TV Review: Showtrial (Series 2)

Michael Socha, Adeel Akhtar and Nathalie Armin seriously elevate Series 2 of legal drama Showtrial

“Why did you have such animosity towards him?”

I wasn’t too mad for its first season (which I caught up with last week) but Series 2 of Showtrial works a whole lot better in its single-case format, sticking with the same story from crime-scene to courtroom. As we move from Bristol to Brighton, the focus shifts from class privilege to police misconduct, albeit with a whole lot of additional issues piled on top in case that weren’t pertinent enough a driving force for the narrative.

This time our victim is Marcus Calderwood, the founder of the Just Stop Oil-like Stop Climate Genocide, a firebrand activist who is killed in a hit-and-run that knocks him off his bike. He is able to name his attacker with his dying breath – an Officer X later named as PC Justin Mitchell – and inevitably he turns out to be a wily sort, charismatic and cocksure as the investigation around him only seems to be able to find circumstantial evidence.

Michael Socha plays Mitchell with brilliant swagger and as he employs defence solicitor Sam Malik (an equally excellent Adeel Akhtar), writer Ben Richards explores the idea of everyone being entitled to a defence versus the improbable belief of innocence that plagued the similar relationship in Series 1 (sorry Talitha). Touching on institutional corruption in the police force, with shady WhatsApp groups, rampant misogyny and misguided loyalties, I found this aspect really quite gripping.

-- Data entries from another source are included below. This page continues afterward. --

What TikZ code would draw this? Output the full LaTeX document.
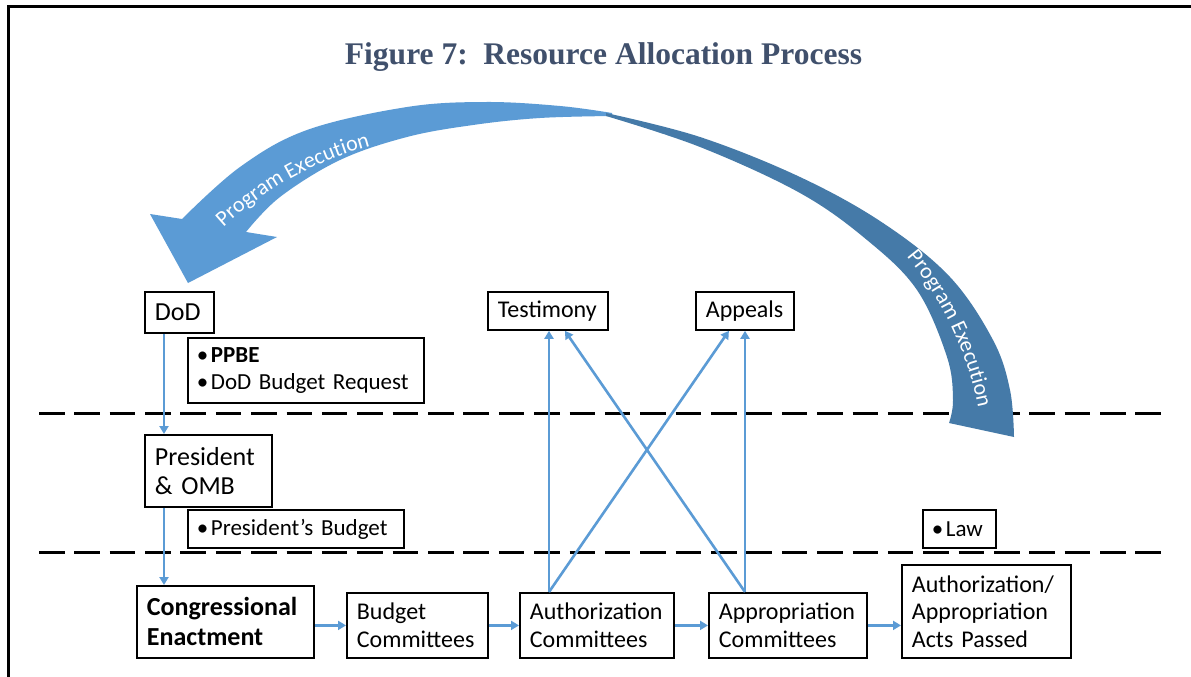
\documentclass[tikz,border=0pt]{standalone}
\usepackage{fontspec}
\setmainfont{Carlito}
\newfontfamily\titlefont{Liberation Serif}
\usetikzlibrary{arrows.meta,decorations.text}
\definecolor{lb}{RGB}{91,155,213}
\definecolor{db}{RGB}{69,122,168}
\definecolor{tc}{RGB}{64,80,108}
\newcommand{\mybul}{\makebox[14pt][l]{•}}
\begin{document}
\begin{tikzpicture}[x=1pt,y=-1pt,
  box/.style={draw=black, line width=1.8pt, fill=white, anchor=north west, inner ysep=0pt, inner xsep=10pt, align=left, font=\fontsize{24}{28}\selectfont},
  bigtxt/.style={font=\fontsize{26}{29.5}\selectfont},
  bultxt/.style={inner xsep=9pt, font=\fontsize{23}{27}\selectfont},
  conn/.style={draw=lb, line width=2.6pt, -{Triangle[length=8pt,width=9pt]}},
  sep/.style={draw=black, line width=3pt, dash pattern=on 25.5pt off 9.87pt},
  arrtext/.style={decorate, decoration={text along path, text align=center, text={|\fontsize{22}{26}\selectfont\color{white}|Program Execution}}}
]
\useasboundingbox (0,0) rectangle (1191,677);
\fill[white] (0,0) rectangle (1191,677);
\draw[line width=3pt] (8,677) -- (8,7) -- (1191,7);
\node[anchor=base, text=tc, font=\titlefont\bfseries\fontsize{31.5}{36}\selectfont] (title) at (603.5,64) {Figure 7:\ \ Resource Allocation Process};

% separators
\draw[sep] (39,413) -- (1161,413);
\draw[sep] (39,552) -- (1161,552);

% big curved arrow (program execution)
\fill[lb] (188,283) -- (150,214) -- (182,219)
  -- plot[smooth, tension=0.6] coordinates {(182,219) (240,167) (307,130) (407,107) (486,102) (560,106) (612,113)}
  -- plot[smooth, tension=0.6] coordinates {(612,116) (540,118) (473,125) (407,137) (340,160) (280,197) (246,232)}
  -- (277,237) -- cycle;
\fill[db] plot[smooth, tension=0.6] coordinates {(606,113) (700,137) (800,177) (883,223) (950,277) (993,340) (1010,390) (1014,437)}
  -- plot[smooth, tension=0.6] coordinates {(949,423) (953,400) (947,357) (917,290) (867,240) (800,193) (700,147) (606,116)} -- cycle;
\path[arrtext] (200,250) .. controls (252,196) and (312,156) .. (402,139);
\path[arrtext] (887,235) .. controls (937,285) and (973,355) .. (983,437);

% boxes
\node[box, bigtxt, minimum width=69pt, minimum height=41pt, text width=49pt] (DoD) at (144,291) {DoD};
\node[box, bultxt, minimum width=236pt, minimum height=65pt, text width=218pt] (ppbe) at (187,337) {\mybul\textbf{PPBE}\\\mybul DoD~Budget~Request};
\node[box, bigtxt, minimum width=127pt, minimum height=72pt, text width=107pt] (Pres) at (144,434) {President\\\&~OMB};
\node[box, bultxt, minimum width=216pt, minimum height=38pt, text width=198pt] (pb) at (187,509) {\mybul President’s~Budget};
\node[box, minimum width=177pt, minimum height=72pt, text width=157pt, font=\bfseries\fontsize{26}{30}\selectfont] (Cong) at (136,585) {Congressional\\Enactment};
\node[box, minimum width=141pt, minimum height=65pt, text width=121pt] (Bud) at (346,592) {Budget\\Committees};
\node[box, minimum width=154pt, minimum height=65pt, text width=134pt] (Auth) at (519,592) {Authorization\\Committees};
\node[box, minimum width=158pt, minimum height=65pt, text width=138pt] (Approp) at (708,592) {Appropriation\\Committees};
\node[box, minimum width=169pt, minimum height=93pt, text width=149pt, font=\fontsize{24}{27.5}\selectfont] (Acts) at (901,564) {Authorization/\\Appropriation\\Acts~Passed};
\node[box, minimum width=120pt, minimum height=38pt, text width=100pt] (Test) at (487,291) {Testimony};
\node[box, minimum width=98pt, minimum height=38pt, text width=78pt] (App) at (695,291) {Appeals};
\node[box, bultxt, minimum width=73pt, minimum height=38pt, text width=55pt] (Law) at (922,509) {\mybul Law};

% connectors
\coordinate (vx) at (164,0);
\coordinate (ax) at (549,0);
\coordinate (bx) at (745,0);
\draw[conn] (vx |- DoD.south) -- (vx |- Pres.north);
\draw[conn] (vx |- Pres.south) -- (vx |- Cong.north);
\draw[conn] (Cong.east |- Bud.west) -- (Bud.west);
\draw[conn] (Bud.east) -- (Auth.west);
\draw[conn] (Auth.east) -- (Approp.west);
\draw[conn] (Approp.east) -- (Acts.west |- Approp.east);
\draw[conn] (ax |- Auth.north) -- (ax |- Test.south);
\draw[conn] (ax |- Auth.north) -- ([xshift=-16pt]App.south);
\draw[conn] (bx |- Approp.north) -- (bx |- App.south);
\draw[conn] (bx |- Approp.north) -- ([xshift=17pt]Test.south);
\end{tikzpicture}
\end{document}
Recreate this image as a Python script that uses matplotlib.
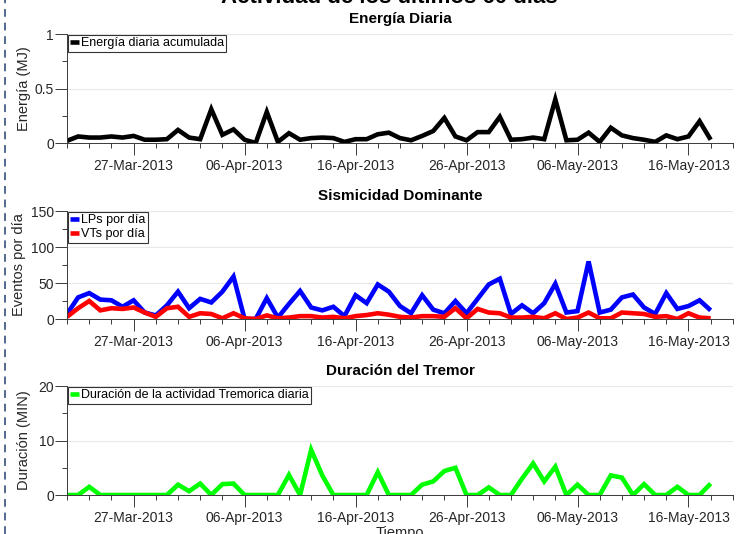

On top of this though is a lot more of less-well-thought-through issue wrangling. Insomnia and suicidal ideation, the ethics of disruptive climate activism, online conspiracy theorising, trial by social media, malevolent half-sisters, bonsai trees…. Nathalie Armin is great as top CPS bod Leila Hassoun-Kenny but did we really need her personal troubles shoved in here too? (She has the half-sister, and Francesca Annis as her mother). It does mean that we often veer to the improbable but the show remains highly watchable nonetheless.